Another busy week. Lots of people speaking many languages: Bonjour! ¡Hola! Ciao! Dag! Guten Tag! I love it 🙂
“How much is this?” they ask showing me the back of the postcard or book. Please folks I need to see the front, if you need a price.
On Sunday only five people opened the emergency door clearly labeled: “Do not open. Alarm will sound!” opposite the satellite store where I was working.
Joshua, a young man from Sta Ana, California, was looking at a book in front of my register and witnessed the theatrics when the alarm goes off: the buzzer buzzed, when the woman realized she’d set off the alarm she put her hand to her mouth in horror and shame, a security guard ran to check it out and give the all clear on his walkie-talkie, then showed her the correct door to exit.
“How could people miss the clearly marked and at eye level, ‘Caution don’t open the door’ sign?” asked Joshua who’d never been to the museum before.
I shrugged.
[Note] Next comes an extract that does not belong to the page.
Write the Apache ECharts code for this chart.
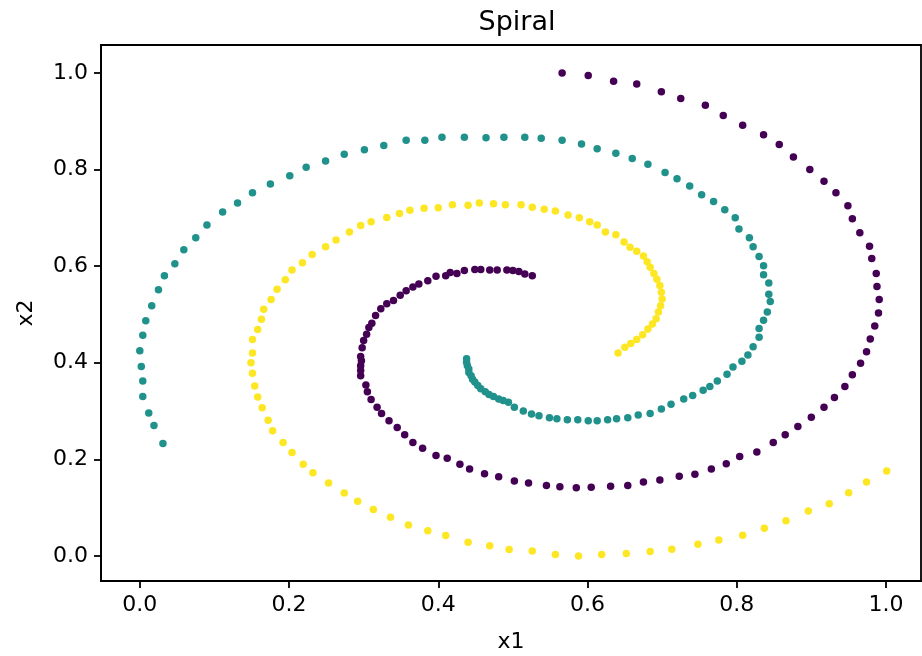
<!DOCTYPE html>
<html>
<head>
<meta charset="utf-8">
<script src="https://cdn.jsdelivr.net/npm/echarts@6/dist/echarts.min.js"></script>
<style>
  html, body { margin: 0; padding: 0; background: #fff; }
  #chart { width: 922px; height: 656px; }
</style>
</head>
<body>
<div id="chart"></div>
<script>
// spiral arms, outer end -> inner end
const armPurple = [
  [0.566, 1.000], [0.601, 0.995], [0.635, 0.983], [0.666, 0.977], [0.699, 0.961],
  [0.725, 0.947], [0.758, 0.933], [0.782, 0.912], [0.808, 0.892], [0.836, 0.872],
  [0.857, 0.852], [0.876, 0.826], [0.898, 0.800], [0.917, 0.776], [0.933, 0.752],
  [0.949, 0.725], [0.955, 0.698], [0.965, 0.669], [0.978, 0.641], [0.981, 0.616],
  [0.987, 0.585], [0.988, 0.558], [0.991, 0.531], [0.990, 0.503], [0.985, 0.476],
  [0.979, 0.449], [0.974, 0.423], [0.966, 0.399], [0.955, 0.375], [0.945, 0.351],
  [0.931, 0.328], [0.917, 0.308], [0.900, 0.287], [0.882, 0.268], [0.865, 0.251],
  [0.849, 0.235], [0.827, 0.215], [0.804, 0.206], [0.786, 0.191], [0.766, 0.180],
  [0.744, 0.169], [0.723, 0.165], [0.697, 0.157], [0.675, 0.153], [0.654, 0.146],
  [0.631, 0.144], [0.605, 0.142], [0.585, 0.141], [0.563, 0.143], [0.545, 0.146],
  [0.521, 0.151], [0.502, 0.155], [0.481, 0.164], [0.462, 0.170], [0.442, 0.180],
  [0.429, 0.190], [0.412, 0.202], [0.397, 0.208], [0.379, 0.223], [0.366, 0.235],
  [0.355, 0.251], [0.345, 0.266], [0.334, 0.280], [0.324, 0.295], [0.318, 0.308],
  [0.310, 0.324], [0.305, 0.340], [0.303, 0.354], [0.296, 0.373], [0.296, 0.384],
  [0.296, 0.394], [0.297, 0.404], [0.296, 0.413], [0.298, 0.431], [0.300, 0.446],
  [0.304, 0.459], [0.307, 0.473], [0.311, 0.482], [0.316, 0.498], [0.323, 0.512],
  [0.331, 0.522], [0.340, 0.529], [0.349, 0.540], [0.357, 0.549], [0.366, 0.557],
  [0.374, 0.563], [0.386, 0.570], [0.397, 0.579], [0.410, 0.580], [0.416, 0.587],
  [0.425, 0.585], [0.435, 0.591], [0.449, 0.593], [0.457, 0.593], [0.469, 0.592],
  [0.479, 0.592], [0.492, 0.592], [0.500, 0.591], [0.508, 0.589], [0.516, 0.584],
  [0.526, 0.580]
];

const armTeal = [
  [0.031, 0.233], [0.019, 0.270], [0.012, 0.296], [0.004, 0.330], [0.004, 0.362],
  [0.002, 0.392], [0.000, 0.425], [0.004, 0.457], [0.008, 0.487], [0.016, 0.518],
  [0.025, 0.551], [0.033, 0.580], [0.047, 0.605], [0.059, 0.634], [0.075, 0.659],
  [0.090, 0.685], [0.111, 0.712], [0.131, 0.731], [0.151, 0.752], [0.175, 0.770],
  [0.201, 0.787], [0.223, 0.805], [0.249, 0.818], [0.274, 0.832], [0.301, 0.841],
  [0.327, 0.850], [0.357, 0.861], [0.382, 0.861], [0.405, 0.867], [0.435, 0.867],
  [0.464, 0.866], [0.488, 0.867], [0.516, 0.867], [0.538, 0.865], [0.566, 0.861],
  [0.592, 0.853], [0.613, 0.843], [0.638, 0.834], [0.660, 0.823], [0.681, 0.811],
  [0.704, 0.794], [0.720, 0.781], [0.737, 0.766], [0.753, 0.748], [0.769, 0.734],
  [0.784, 0.717], [0.798, 0.700], [0.803, 0.677], [0.817, 0.659], [0.822, 0.640],
  [0.830, 0.620], [0.836, 0.601], [0.836, 0.582], [0.843, 0.565], [0.843, 0.542],
  [0.845, 0.527], [0.841, 0.505], [0.836, 0.488], [0.830, 0.471], [0.830, 0.453],
  [0.822, 0.433], [0.815, 0.416], [0.807, 0.403], [0.795, 0.391], [0.787, 0.376],
  [0.774, 0.362], [0.764, 0.351], [0.755, 0.343], [0.741, 0.332], [0.729, 0.325],
  [0.712, 0.314], [0.699, 0.304], [0.684, 0.295], [0.668, 0.292], [0.654, 0.286],
  [0.639, 0.284], [0.627, 0.282], [0.613, 0.280], [0.601, 0.280], [0.587, 0.282],
  [0.573, 0.282], [0.559, 0.284], [0.549, 0.286], [0.535, 0.290], [0.525, 0.294],
  [0.514, 0.300], [0.502, 0.308], [0.494, 0.318], [0.487, 0.322], [0.481, 0.325],
  [0.474, 0.330], [0.468, 0.334], [0.463, 0.340], [0.457, 0.346], [0.453, 0.353],
  [0.449, 0.360], [0.446, 0.366], [0.444, 0.373], [0.441, 0.380], [0.441, 0.387],
  [0.439, 0.394], [0.438, 0.401], [0.438, 0.408]
];

const armYellow = [
  [1.001, 0.176], [0.974, 0.153], [0.950, 0.131], [0.924, 0.108], [0.896, 0.093],
  [0.866, 0.073], [0.837, 0.057], [0.808, 0.043], [0.776, 0.033], [0.748, 0.024],
  [0.713, 0.014], [0.684, 0.009], [0.652, 0.005], [0.619, 0.003], [0.588, 0.000],
  [0.557, 0.003], [0.526, 0.010], [0.495, 0.013], [0.469, 0.021], [0.440, 0.028],
  [0.410, 0.042], [0.386, 0.052], [0.360, 0.064], [0.336, 0.080], [0.313, 0.096],
  [0.292, 0.113], [0.274, 0.130], [0.253, 0.151], [0.232, 0.172], [0.219, 0.190],
  [0.204, 0.214], [0.192, 0.235], [0.178, 0.259], [0.172, 0.281], [0.164, 0.307],
  [0.158, 0.329], [0.154, 0.352], [0.151, 0.378], [0.149, 0.400], [0.151, 0.420],
  [0.151, 0.448], [0.158, 0.469], [0.163, 0.490], [0.166, 0.511], [0.176, 0.531],
  [0.184, 0.552], [0.195, 0.572], [0.204, 0.592], [0.218, 0.607], [0.231, 0.624],
  [0.249, 0.640], [0.263, 0.654], [0.281, 0.671], [0.296, 0.684], [0.310, 0.692],
  [0.331, 0.701], [0.348, 0.709], [0.362, 0.716], [0.381, 0.720], [0.400, 0.721],
  [0.419, 0.727], [0.440, 0.726], [0.455, 0.731], [0.474, 0.729], [0.490, 0.727],
  [0.511, 0.727], [0.526, 0.722], [0.542, 0.718], [0.557, 0.714], [0.574, 0.706],
  [0.589, 0.700], [0.603, 0.692], [0.613, 0.685], [0.624, 0.671], [0.638, 0.665],
  [0.649, 0.650], [0.657, 0.639], [0.666, 0.631], [0.675, 0.621], [0.680, 0.609],
  [0.684, 0.598], [0.689, 0.585], [0.693, 0.573], [0.697, 0.560], [0.699, 0.546],
  [0.700, 0.532], [0.698, 0.518], [0.695, 0.505], [0.692, 0.491], [0.687, 0.480],
  [0.681, 0.470], [0.674, 0.458], [0.666, 0.448], [0.658, 0.440], [0.650, 0.432],
  [0.641, 0.420]
];

const tickValues = [0, 0.2, 0.4, 0.6, 0.8, 1.0];

const chart = echarts.init(document.getElementById('chart'));

const font = 'DejaVu Sans';

function axis(name, min, max, nameGap, extra) {
  return Object.assign({
    type: 'value',
    name: name,
    nameLocation: 'middle',
    nameGap: nameGap,
    nameTextStyle: { fontFamily: font, fontSize: 22, color: '#000' },
    min: min,
    max: max,
    splitLine: { show: false },
    axisLine: { show: true, onZero: false, lineStyle: { color: '#000', width: 1.8 } },
    axisTick: { show: true, length: 7, lineStyle: { color: '#000', width: 1.8 }, customValues: tickValues },
    axisLabel: {
      fontFamily: font, fontSize: 22, color: '#000', margin: 13,
      customValues: tickValues,
      formatter: v => v.toFixed(1)
    }
  }, extra);
}

const option = {
  animation: false,
  backgroundColor: '#fff',
  title: {
    text: 'Spiral',
    left: 512,
    textAlign: 'center',
    top: 4,
    textStyle: { fontFamily: font, fontSize: 27, fontWeight: 'normal', color: '#000' }
  },
  grid: {
    left: 101, top: 45, width: 820, height: 536,
    outerBoundsMode: 'none',
    containLabel: false,
    show: true, borderColor: '#000', borderWidth: 1.8, backgroundColor: '#fff'
  },
  xAxis: axis('x1', -0.052, 1.047, 50),
  yAxis: axis('x2', -0.052, 1.058, 64, { nameRotate: 90 }),
  series: [
    { type: 'scatter', data: armPurple, symbolSize: 7.5, itemStyle: { color: '#440154', opacity: 1 } },
    { type: 'scatter', data: armTeal, symbolSize: 7.5, itemStyle: { color: '#21918c', opacity: 1 } },
    { type: 'scatter', data: armYellow, symbolSize: 7.5, itemStyle: { color: '#fde725', opacity: 1 } }
  ]
};

chart.setOption(option);
</script>
</body>
</html>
We laughed.
- An Italian woman, “from Roma”, paid with a black (titanium) American Express card, the second one I’ve seen this summer. She had gorgeous, thick, red hair hanging down her back, flat gold shoes, a gray fluffy long-haired shirt/vest thingie, and a short gold skirt which I wanted to touch, because the fabric was exactly like a gold purse I had when I was a teenager, and I wondered whether it scratched, I’m sure it must’ve been hot.
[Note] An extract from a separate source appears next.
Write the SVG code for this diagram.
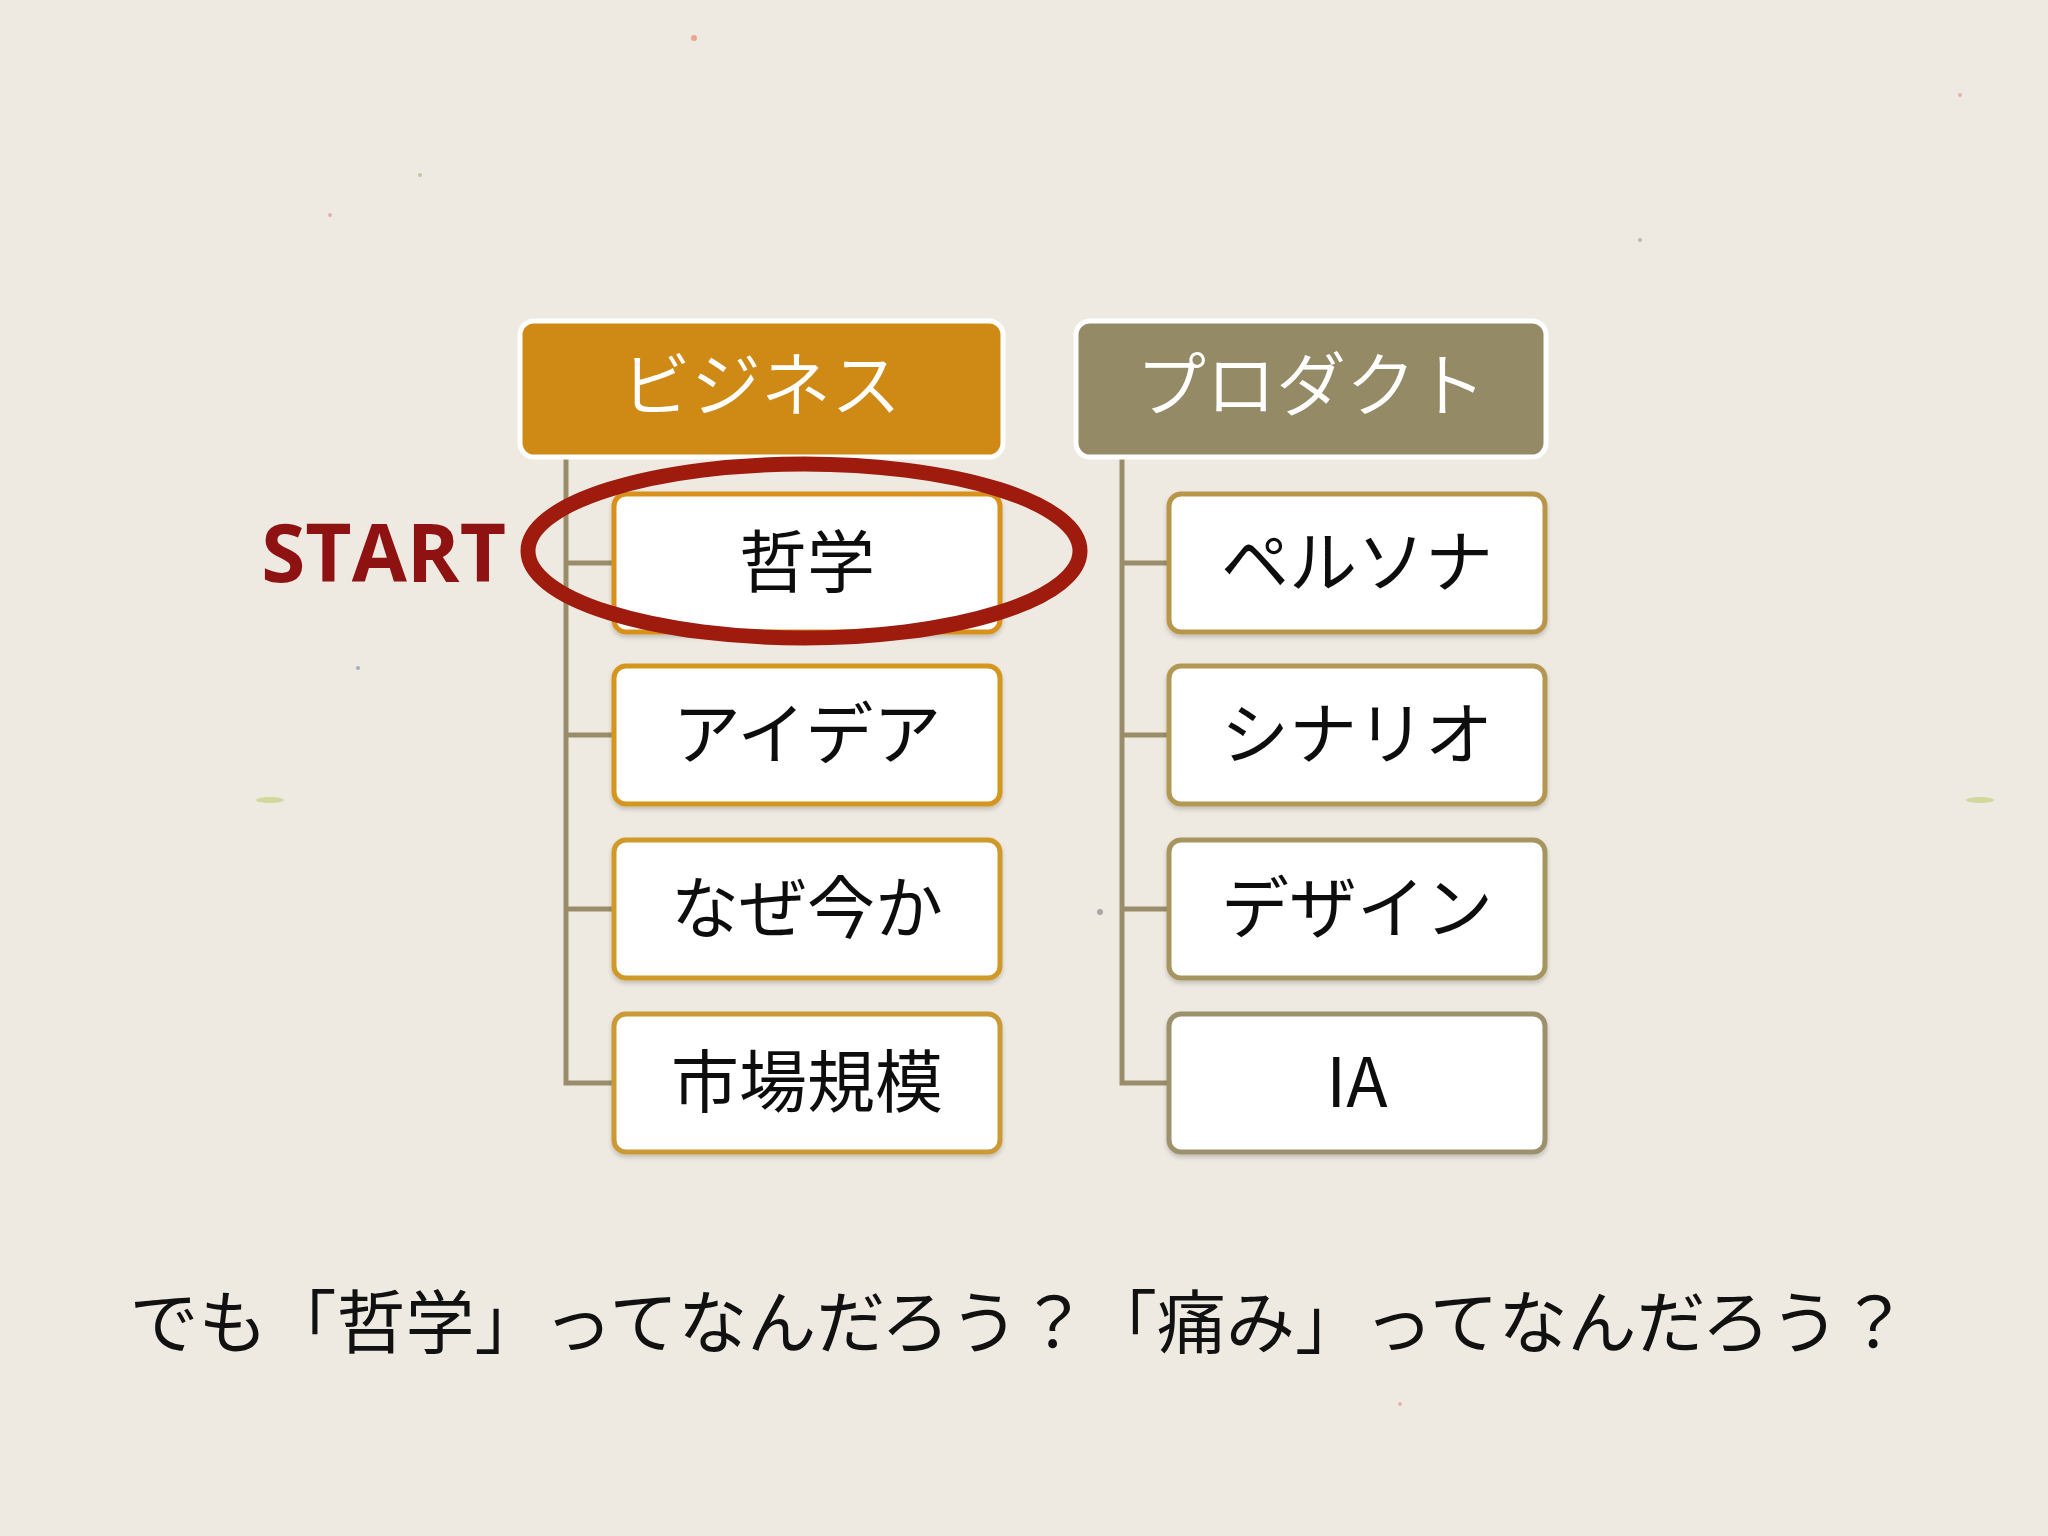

Laura who is six, comes from Rio de Janeiro in Brazil.
She couldn’t understand why her mother said Rio de Janeiro the English way instead of using the correct Portuguese pronunciation … When her mother tried to explain that I wouldn’t understand the Portuguese form (with a “sh” somewhere) Laura thought her Mom was silly.
- “Will this be here when we have the Xmas sale?” a volunteer asked, holding up a book.
- I asked an Asian woman who lives in Calgary, Alberta what it’s like living in an oil boom town. “It’s OK… but there’s no culture there. No museums like this one,” she said.
- A Chinese woman paid for her book and key-ring with a credit card. We both said thank you, and we both bowed formally, but then she took out a dollar. Did she think she had to give me a tip? I just slowly shook my head, and she seemed relieved as she put the money away. Whew I didn’t want to offend her.
- “Why aren’t the paintings behind glass?” the young man asked, “Some sick person could walk off, or do something…”
[What was he thinking of doing …?]
- Her name on her credit card was Karlygash, which she said means “swallow” in Kazakhstan. I’m sorry I couldn’t photograph her two little girls – 4 and 6 – who so cute and wore the sweetest hats she’d made them.
- I’d love to photograph all the people sitting on the bench opposite me. A French family with four children were shopping at my Satellite store. Kid #two, a male (about ten), and kid #three, a female (about eight) had a punching fight on and around the bench, and the parents ignored them.